> **Raw data**
★ ★ ★ ★ ★ ★ ★

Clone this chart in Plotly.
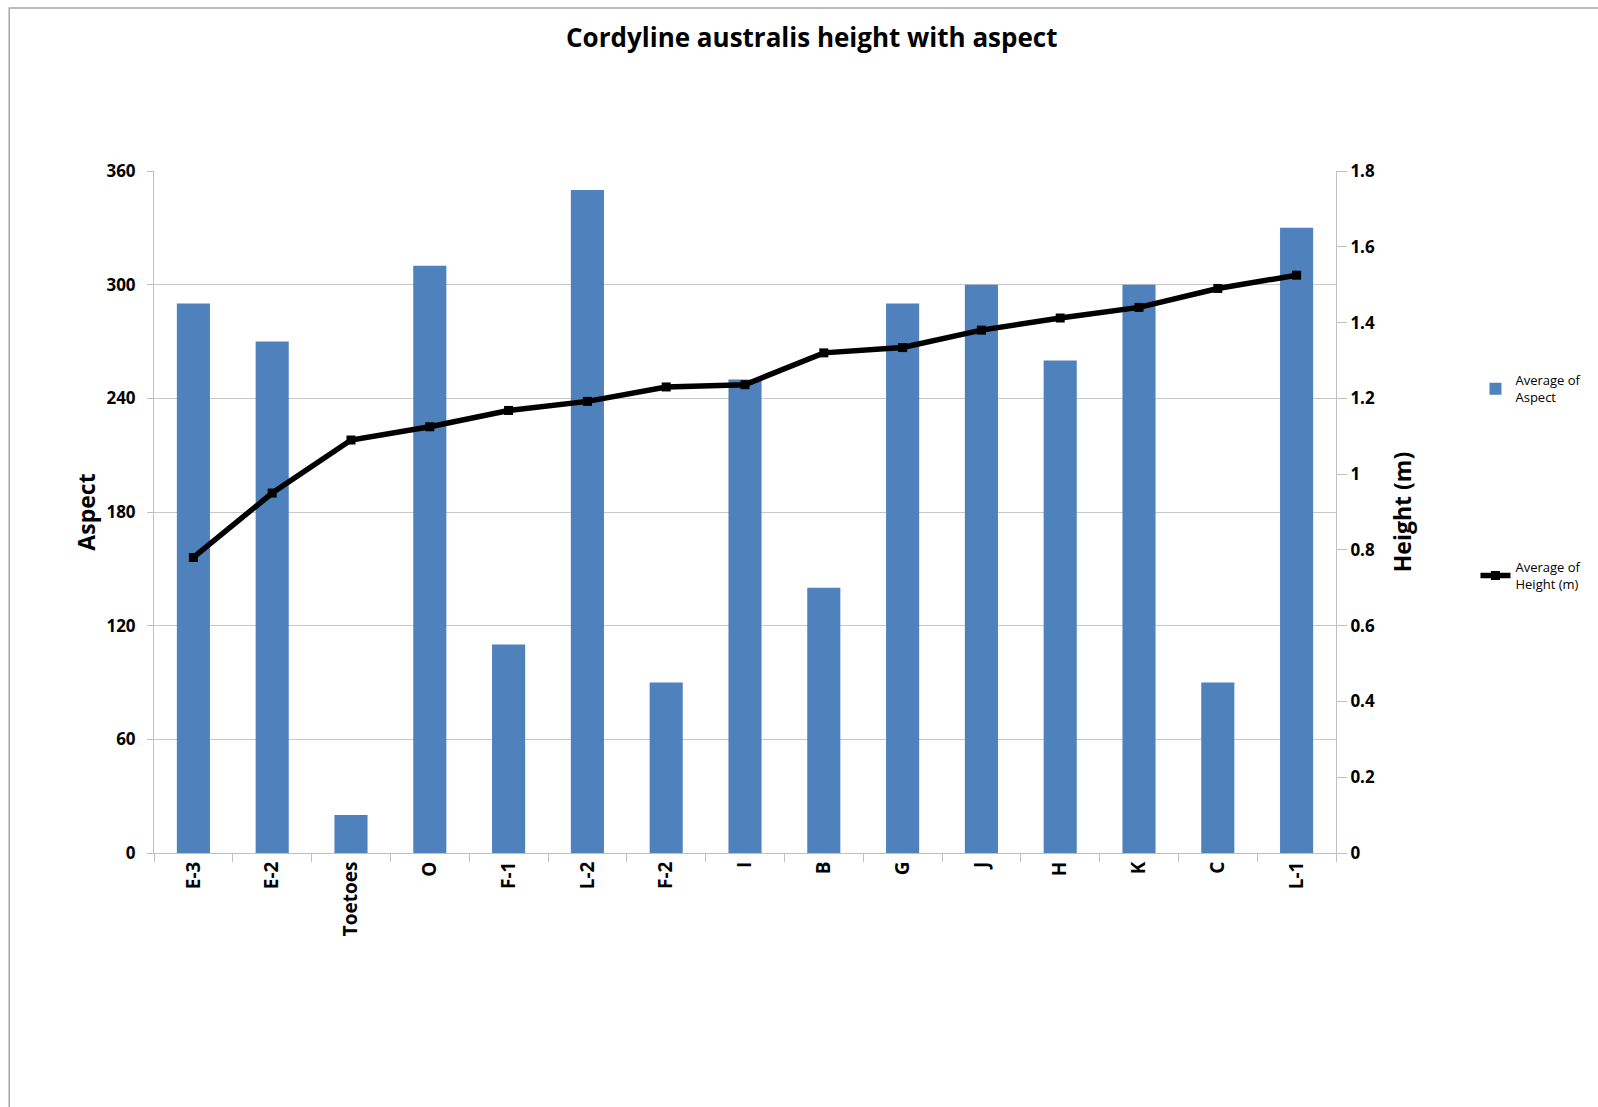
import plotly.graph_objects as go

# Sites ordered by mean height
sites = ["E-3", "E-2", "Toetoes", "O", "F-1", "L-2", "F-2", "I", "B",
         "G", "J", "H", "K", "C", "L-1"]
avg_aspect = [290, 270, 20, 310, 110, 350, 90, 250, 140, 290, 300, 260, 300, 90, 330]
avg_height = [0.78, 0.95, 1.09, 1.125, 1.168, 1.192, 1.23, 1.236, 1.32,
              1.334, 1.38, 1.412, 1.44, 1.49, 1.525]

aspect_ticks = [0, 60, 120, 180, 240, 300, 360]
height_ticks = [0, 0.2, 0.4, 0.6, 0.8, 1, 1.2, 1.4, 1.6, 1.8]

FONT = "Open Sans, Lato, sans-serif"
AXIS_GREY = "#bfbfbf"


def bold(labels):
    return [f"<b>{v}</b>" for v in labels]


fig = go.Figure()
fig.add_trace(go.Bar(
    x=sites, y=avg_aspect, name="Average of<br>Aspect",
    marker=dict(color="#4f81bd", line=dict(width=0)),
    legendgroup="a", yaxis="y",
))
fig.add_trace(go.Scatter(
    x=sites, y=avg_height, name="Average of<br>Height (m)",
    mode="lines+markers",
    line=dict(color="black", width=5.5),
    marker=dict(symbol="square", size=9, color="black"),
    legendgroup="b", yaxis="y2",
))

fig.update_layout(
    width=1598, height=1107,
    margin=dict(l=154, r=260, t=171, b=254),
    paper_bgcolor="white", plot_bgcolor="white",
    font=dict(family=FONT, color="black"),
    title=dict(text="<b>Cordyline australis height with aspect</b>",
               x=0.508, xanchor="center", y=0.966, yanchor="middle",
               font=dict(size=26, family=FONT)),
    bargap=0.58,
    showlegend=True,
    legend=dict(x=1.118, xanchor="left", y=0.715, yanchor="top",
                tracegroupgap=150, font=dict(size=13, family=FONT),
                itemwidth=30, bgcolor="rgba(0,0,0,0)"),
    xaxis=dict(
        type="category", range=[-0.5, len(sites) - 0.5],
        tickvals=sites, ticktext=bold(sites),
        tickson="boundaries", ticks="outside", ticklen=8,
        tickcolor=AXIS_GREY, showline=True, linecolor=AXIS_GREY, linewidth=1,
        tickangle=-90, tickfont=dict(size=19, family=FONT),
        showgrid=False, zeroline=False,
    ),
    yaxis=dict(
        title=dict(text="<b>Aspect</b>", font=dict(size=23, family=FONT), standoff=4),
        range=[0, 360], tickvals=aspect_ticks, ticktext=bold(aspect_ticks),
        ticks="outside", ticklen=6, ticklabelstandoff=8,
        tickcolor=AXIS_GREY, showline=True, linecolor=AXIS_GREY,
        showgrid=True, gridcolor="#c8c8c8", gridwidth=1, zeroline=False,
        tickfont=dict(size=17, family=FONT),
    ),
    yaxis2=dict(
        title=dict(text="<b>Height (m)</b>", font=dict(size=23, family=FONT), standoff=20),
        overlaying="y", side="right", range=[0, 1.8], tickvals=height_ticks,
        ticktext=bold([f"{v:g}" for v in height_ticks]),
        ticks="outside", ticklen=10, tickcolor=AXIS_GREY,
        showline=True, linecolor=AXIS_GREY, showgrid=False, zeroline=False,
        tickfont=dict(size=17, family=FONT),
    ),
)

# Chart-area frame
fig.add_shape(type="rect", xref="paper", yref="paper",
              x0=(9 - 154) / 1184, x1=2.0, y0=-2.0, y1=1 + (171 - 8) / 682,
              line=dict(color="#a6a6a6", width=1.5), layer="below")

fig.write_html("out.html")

★ ★ ★ ★ ★ ★ ★

> **What to produce**
Write out again every line above exactly as given; the pictures do not belong in the copy.

> **Full response**
Clone this chart in Plotly.
import plotly.graph_objects as go

# Sites ordered by mean height
sites = ["E-3", "E-2", "Toetoes", "O", "F-1", "L-2", "F-2", "I", "B",
         "G", "J", "H", "K", "C", "L-1"]
avg_aspect = [290, 270, 20, 310, 110, 350, 90, 250, 140, 290, 300, 260, 300, 90, 330]
avg_height = [0.78, 0.95, 1.09, 1.125, 1.168, 1.192, 1.23, 1.236, 1.32,
              1.334, 1.38, 1.412, 1.44, 1.49, 1.525]

aspect_ticks = [0, 60, 120, 180, 240, 300, 360]
height_ticks = [0, 0.2, 0.4, 0.6, 0.8, 1, 1.2, 1.4, 1.6, 1.8]

FONT = "Open Sans, Lato, sans-serif"
AXIS_GREY = "#bfbfbf"


def bold(labels):
    return [f"<b>{v}</b>" for v in labels]


fig = go.Figure()
fig.add_trace(go.Bar(
    x=sites, y=avg_aspect, name="Average of<br>Aspect",
    marker=dict(color="#4f81bd", line=dict(width=0)),
    legendgroup="a", yaxis="y",
))
fig.add_trace(go.Scatter(
    x=sites, y=avg_height, name="Average of<br>Height (m)",
    mode="lines+markers",
    line=dict(color="black", width=5.5),
    marker=dict(symbol="square", size=9, color="black"),
    legendgroup="b", yaxis="y2",
))

fig.update_layout(
    width=1598, height=1107,
    margin=dict(l=154, r=260, t=171, b=254),
    paper_bgcolor="white", plot_bgcolor="white",
    font=dict(family=FONT, color="black"),
    title=dict(text="<b>Cordyline australis height with aspect</b>",
               x=0.508, xanchor="center", y=0.966, yanchor="middle",
               font=dict(size=26, family=FONT)),
    bargap=0.58,
    showlegend=True,
    legend=dict(x=1.118, xanchor="left", y=0.715, yanchor="top",
                tracegroupgap=150, font=dict(size=13, family=FONT),
                itemwidth=30, bgcolor="rgba(0,0,0,0)"),
    xaxis=dict(
        type="category", range=[-0.5, len(sites) - 0.5],
        tickvals=sites, ticktext=bold(sites),
        tickson="boundaries", ticks="outside", ticklen=8,
        tickcolor=AXIS_GREY, showline=True, linecolor=AXIS_GREY, linewidth=1,
        tickangle=-90, tickfont=dict(size=19, family=FONT),
        showgrid=False, zeroline=False,
    ),
    yaxis=dict(
        title=dict(text="<b>Aspect</b>", font=dict(size=23, family=FONT), standoff=4),
        range=[0, 360], tickvals=aspect_ticks, ticktext=bold(aspect_ticks),
        ticks="outside", ticklen=6, ticklabelstandoff=8,
        tickcolor=AXIS_GREY, showline=True, linecolor=AXIS_GREY,
        showgrid=True, gridcolor="#c8c8c8", gridwidth=1, zeroline=False,
        tickfont=dict(size=17, family=FONT),
    ),
    yaxis2=dict(
        title=dict(text="<b>Height (m)</b>", font=dict(size=23, family=FONT), standoff=20),
        overlaying="y", side="right", range=[0, 1.8], tickvals=height_ticks,
        ticktext=bold([f"{v:g}" for v in height_ticks]),
        ticks="outside", ticklen=10, tickcolor=AXIS_GREY,
        showline=True, linecolor=AXIS_GREY, showgrid=False, zeroline=False,
        tickfont=dict(size=17, family=FONT),
    ),
)

# Chart-area frame
fig.add_shape(type="rect", xref="paper", yref="paper",
              x0=(9 - 154) / 1184, x1=2.0, y0=-2.0, y1=1 + (171 - 8) / 682,
              line=dict(color="#a6a6a6", width=1.5), layer="below")

fig.write_html("out.html")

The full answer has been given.